What is asked
In the records below, find the line that contains "Output the Python" and the line that contains "capsize=6, capthick=2, zorder=4)"; write out exactly those two lines and everything between them, without the pictures.

Records for the task
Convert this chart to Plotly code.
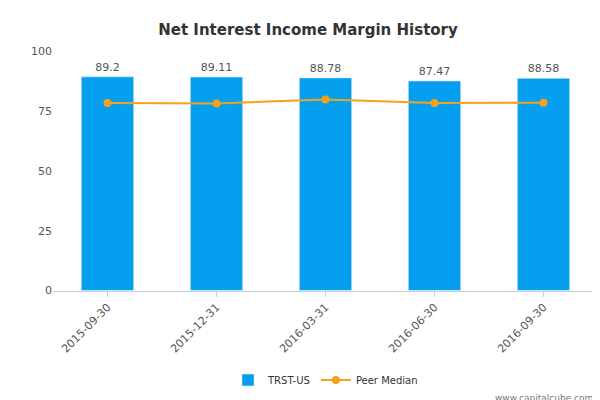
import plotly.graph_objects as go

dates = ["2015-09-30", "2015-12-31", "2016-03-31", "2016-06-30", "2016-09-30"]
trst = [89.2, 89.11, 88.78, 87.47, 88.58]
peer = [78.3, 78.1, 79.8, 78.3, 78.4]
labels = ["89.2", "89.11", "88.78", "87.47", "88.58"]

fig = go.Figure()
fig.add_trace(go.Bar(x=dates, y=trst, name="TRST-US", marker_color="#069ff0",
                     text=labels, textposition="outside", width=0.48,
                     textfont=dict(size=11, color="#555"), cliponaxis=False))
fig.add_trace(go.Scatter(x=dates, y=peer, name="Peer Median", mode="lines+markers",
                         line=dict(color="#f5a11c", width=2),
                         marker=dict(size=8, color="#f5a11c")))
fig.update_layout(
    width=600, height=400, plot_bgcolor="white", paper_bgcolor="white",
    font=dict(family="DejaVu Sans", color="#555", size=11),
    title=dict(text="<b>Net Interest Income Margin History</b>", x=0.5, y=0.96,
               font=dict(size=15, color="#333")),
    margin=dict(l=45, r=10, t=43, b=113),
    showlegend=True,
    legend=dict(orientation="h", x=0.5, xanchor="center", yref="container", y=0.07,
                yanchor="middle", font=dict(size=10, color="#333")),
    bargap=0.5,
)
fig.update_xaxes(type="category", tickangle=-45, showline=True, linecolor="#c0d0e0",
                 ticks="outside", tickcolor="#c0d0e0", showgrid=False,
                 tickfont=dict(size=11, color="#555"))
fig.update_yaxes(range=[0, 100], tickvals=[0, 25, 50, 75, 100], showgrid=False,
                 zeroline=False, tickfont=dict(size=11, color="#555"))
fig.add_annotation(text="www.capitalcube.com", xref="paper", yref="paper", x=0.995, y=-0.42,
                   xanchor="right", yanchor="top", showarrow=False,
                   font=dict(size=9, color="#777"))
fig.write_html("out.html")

--

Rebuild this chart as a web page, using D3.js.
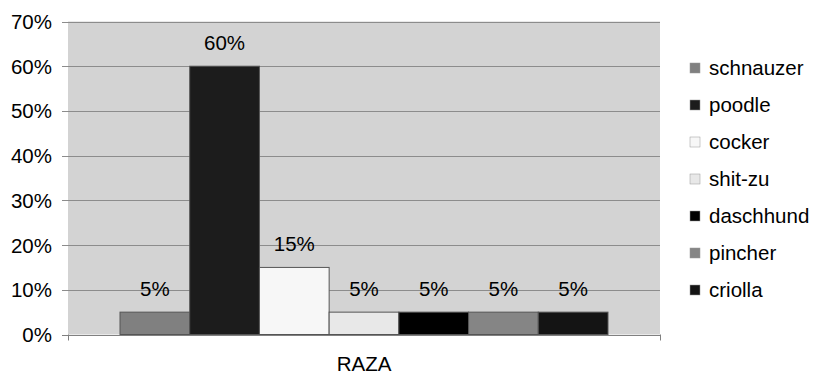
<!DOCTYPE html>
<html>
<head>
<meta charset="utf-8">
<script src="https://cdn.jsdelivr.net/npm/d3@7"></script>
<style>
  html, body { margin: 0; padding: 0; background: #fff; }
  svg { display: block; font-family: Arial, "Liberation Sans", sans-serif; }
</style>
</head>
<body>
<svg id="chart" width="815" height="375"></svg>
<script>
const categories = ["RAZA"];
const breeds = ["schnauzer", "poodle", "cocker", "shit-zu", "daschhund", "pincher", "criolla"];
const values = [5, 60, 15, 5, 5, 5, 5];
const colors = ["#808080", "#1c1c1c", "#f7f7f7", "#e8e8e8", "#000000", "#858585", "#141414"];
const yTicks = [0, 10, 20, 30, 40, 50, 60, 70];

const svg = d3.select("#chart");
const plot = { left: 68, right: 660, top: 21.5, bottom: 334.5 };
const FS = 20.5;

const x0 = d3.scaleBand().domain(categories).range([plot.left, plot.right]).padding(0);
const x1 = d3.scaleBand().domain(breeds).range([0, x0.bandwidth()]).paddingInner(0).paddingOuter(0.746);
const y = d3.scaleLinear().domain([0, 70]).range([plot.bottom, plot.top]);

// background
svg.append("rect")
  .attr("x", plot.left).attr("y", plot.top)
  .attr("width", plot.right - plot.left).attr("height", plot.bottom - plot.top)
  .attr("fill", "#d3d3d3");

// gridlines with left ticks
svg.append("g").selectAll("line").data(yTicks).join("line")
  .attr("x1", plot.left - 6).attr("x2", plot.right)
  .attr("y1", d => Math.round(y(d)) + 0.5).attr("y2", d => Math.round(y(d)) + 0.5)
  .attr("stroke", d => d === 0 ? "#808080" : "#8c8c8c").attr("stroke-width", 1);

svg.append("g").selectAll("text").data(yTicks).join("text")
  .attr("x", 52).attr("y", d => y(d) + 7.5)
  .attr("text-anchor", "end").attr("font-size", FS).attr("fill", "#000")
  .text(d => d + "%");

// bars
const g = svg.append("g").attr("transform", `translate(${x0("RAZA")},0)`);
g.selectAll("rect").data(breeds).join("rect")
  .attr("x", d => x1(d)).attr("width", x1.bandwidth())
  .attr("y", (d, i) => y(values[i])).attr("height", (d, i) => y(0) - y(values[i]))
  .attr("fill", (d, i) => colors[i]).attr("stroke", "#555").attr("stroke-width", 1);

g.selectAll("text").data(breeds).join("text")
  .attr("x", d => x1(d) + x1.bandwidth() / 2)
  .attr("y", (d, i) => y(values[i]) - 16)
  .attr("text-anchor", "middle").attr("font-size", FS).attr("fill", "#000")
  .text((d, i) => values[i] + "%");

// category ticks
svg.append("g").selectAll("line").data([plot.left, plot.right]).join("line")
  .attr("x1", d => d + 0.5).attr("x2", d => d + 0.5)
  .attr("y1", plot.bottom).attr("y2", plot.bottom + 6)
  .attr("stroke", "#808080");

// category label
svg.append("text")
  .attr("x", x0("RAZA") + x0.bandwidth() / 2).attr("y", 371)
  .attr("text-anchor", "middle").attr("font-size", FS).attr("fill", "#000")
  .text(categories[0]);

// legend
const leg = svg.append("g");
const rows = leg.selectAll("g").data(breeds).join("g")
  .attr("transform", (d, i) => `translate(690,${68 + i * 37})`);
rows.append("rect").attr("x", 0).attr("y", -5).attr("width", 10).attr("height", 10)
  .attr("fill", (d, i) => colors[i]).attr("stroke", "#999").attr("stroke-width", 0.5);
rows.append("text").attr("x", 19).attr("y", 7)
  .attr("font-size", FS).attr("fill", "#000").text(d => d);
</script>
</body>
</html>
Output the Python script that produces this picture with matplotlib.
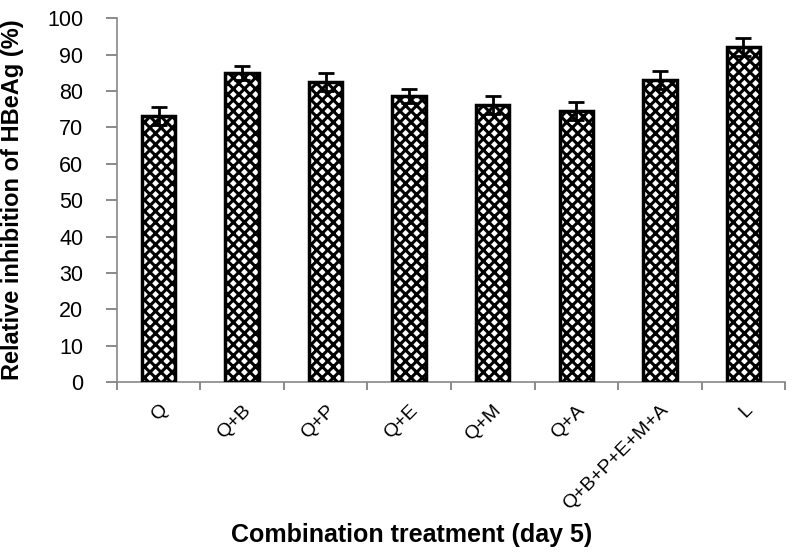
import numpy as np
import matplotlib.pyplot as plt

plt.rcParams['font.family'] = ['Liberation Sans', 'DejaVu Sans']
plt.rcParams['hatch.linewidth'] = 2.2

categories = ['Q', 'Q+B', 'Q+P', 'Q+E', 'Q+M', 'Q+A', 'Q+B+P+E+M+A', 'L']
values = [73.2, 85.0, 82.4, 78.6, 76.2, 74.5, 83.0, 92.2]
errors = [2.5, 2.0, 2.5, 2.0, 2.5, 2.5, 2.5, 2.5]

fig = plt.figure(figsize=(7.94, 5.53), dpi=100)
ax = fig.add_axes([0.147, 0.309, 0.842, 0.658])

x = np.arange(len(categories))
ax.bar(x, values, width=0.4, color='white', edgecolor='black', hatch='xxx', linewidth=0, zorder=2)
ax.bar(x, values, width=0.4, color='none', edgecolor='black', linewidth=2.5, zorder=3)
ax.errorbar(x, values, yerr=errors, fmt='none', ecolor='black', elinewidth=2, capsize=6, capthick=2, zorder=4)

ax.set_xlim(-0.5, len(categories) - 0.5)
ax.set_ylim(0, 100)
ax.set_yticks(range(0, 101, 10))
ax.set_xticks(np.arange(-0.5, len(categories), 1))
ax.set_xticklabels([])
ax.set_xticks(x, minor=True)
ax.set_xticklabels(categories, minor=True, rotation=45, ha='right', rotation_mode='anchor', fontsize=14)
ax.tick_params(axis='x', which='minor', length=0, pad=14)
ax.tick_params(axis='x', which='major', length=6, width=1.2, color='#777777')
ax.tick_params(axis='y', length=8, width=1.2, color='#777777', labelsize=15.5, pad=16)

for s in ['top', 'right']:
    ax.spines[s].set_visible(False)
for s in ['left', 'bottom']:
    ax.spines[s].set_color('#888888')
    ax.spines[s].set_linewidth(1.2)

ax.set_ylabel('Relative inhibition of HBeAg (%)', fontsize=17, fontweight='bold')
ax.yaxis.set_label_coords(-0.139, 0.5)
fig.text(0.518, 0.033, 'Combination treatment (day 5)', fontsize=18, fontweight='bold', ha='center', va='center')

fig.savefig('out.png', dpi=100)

Expected output
Output the Python script that produces this picture with matplotlib.
import numpy as np
import matplotlib.pyplot as plt

plt.rcParams['font.family'] = ['Liberation Sans', 'DejaVu Sans']
plt.rcParams['hatch.linewidth'] = 2.2

categories = ['Q', 'Q+B', 'Q+P', 'Q+E', 'Q+M', 'Q+A', 'Q+B+P+E+M+A', 'L']
values = [73.2, 85.0, 82.4, 78.6, 76.2, 74.5, 83.0, 92.2]
errors = [2.5, 2.0, 2.5, 2.0, 2.5, 2.5, 2.5, 2.5]

fig = plt.figure(figsize=(7.94, 5.53), dpi=100)
ax = fig.add_axes([0.147, 0.309, 0.842, 0.658])

x = np.arange(len(categories))
ax.bar(x, values, width=0.4, color='white', edgecolor='black', hatch='xxx', linewidth=0, zorder=2)
ax.bar(x, values, width=0.4, color='none', edgecolor='black', linewidth=2.5, zorder=3)
ax.errorbar(x, values, yerr=errors, fmt='none', ecolor='black', elinewidth=2, capsize=6, capthick=2, zorder=4)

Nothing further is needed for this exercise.